Rezension

Tango und Mathematik

Drei Minuten mit der Wirklichkeit - Wolfram Fleischhauer

Drei Minuten mit der Wirklichkeit
von Wolfram Fleischhauer

Bewertet mit 4.5 Sternen

Giulietta Battin lebte von klein an für den klassischen Tanz. Von Papa Makus gefördert, von Mutter Anita gebremst, sucht die 18-jährige nach ihrem Ballettschulenabschluss nach einem festen Engagement. Durch den Tanz lernt sie den 23-jährigen Argentinier Damian Alsina "el loco" – den Verrückten kennen – und lieben. Als sie eines abends ihren Vater gefesselt von Damian in ihrer Wohnung findet und Damian verschwunden ist, fliegt sie ihm nach Argentinien hinterher...

 

Wolfram Fleischhauer hat es von Beginn an geschafft mich in die Geschichte hinein zu ziehen und zu fesseln. Ich tauche ein in die mir bisher fremde Welt des Ballett und des Tango, sehe mich wie Giulietta an einem kleinen Marmortisch sitzen und zwei Tangotänzern, die eine Geschichte erzählen, beim Tanz zuschauen. Durch Damians Augen habe ich mein Deutschland aus seinem Blickwinkel sehen dürfen und es war spannend zu lesen, wie er uns und unser Land sieht.
 

Guilietta habe ich mit ihren Zweifeln und ihrer Suche nach sich selbst sofort ins Herz geschlossen. Ihrem Vater Markus haftet von Anfang an etwas Verstecktes an, das ich nicht reifen kann. Im Verlauf der Geschichte wird mir zu ihm alles viel klarer. Aber erst die vielen anderen handelnden Personen, mögen sie auch noch so unbedeutend scheinen, machen die Geschichte richtig rund und vollkommen. Das habe ich bisher selten in einem Buch so gespürt.
 

Ich darf mit Guilietta nach Argentinien reisen und erfahre Vieles über die jüngere Geschichte des Landes, über die Beziehung zwischen Deutschland und Argentinien, über die Militärdiktatur. Und es macht mich wütend und ich bin entsetzt wenn ich lese, was sie mit den Menschen gemacht hat.

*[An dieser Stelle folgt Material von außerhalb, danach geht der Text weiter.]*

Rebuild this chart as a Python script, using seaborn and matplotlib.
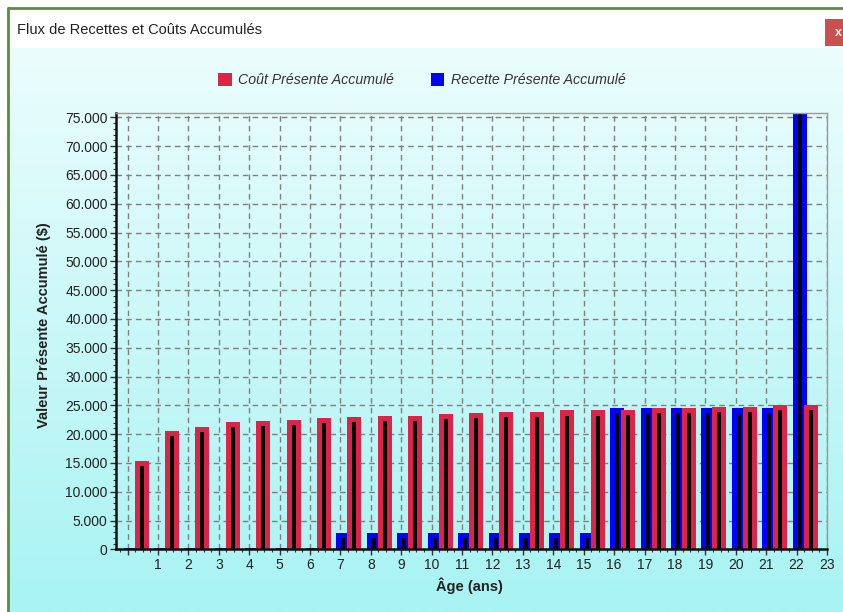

Der Autor fängt die Atmosphäre in Buenos Aires mit präzisen Worten so gekonnt ein, dass ich mit den Bildern, die er in meinem Kopf entstehen lässt, direkt in einem der Tangolokale dabei bin. Es gibt so viele Gesetze, Codes und Rituale in Argentinien, die den Tango betreffen und es war für mich sehr interessant, einen Blick hinter die Kulissen werfen zu können.

 

Wolfram Fleischhauer, der virtuos mit Worten jongliert, erzählt nicht nur eine Liebesgeschichte, gibt Einblicke in einen Politthriller, die Geschichte des Tangos und in eine etwas verworrene Familiengeschichte. Er verwebt alles zu einem kunstvollen, intensiven Gesamtbild.

 

Dies ist die Geschichte einer jungen Frau, die auf der Suche nach sich selbst etwas verliert und vieles gewinnt, und die mir sehr angeregte Lesestunden beschert hat.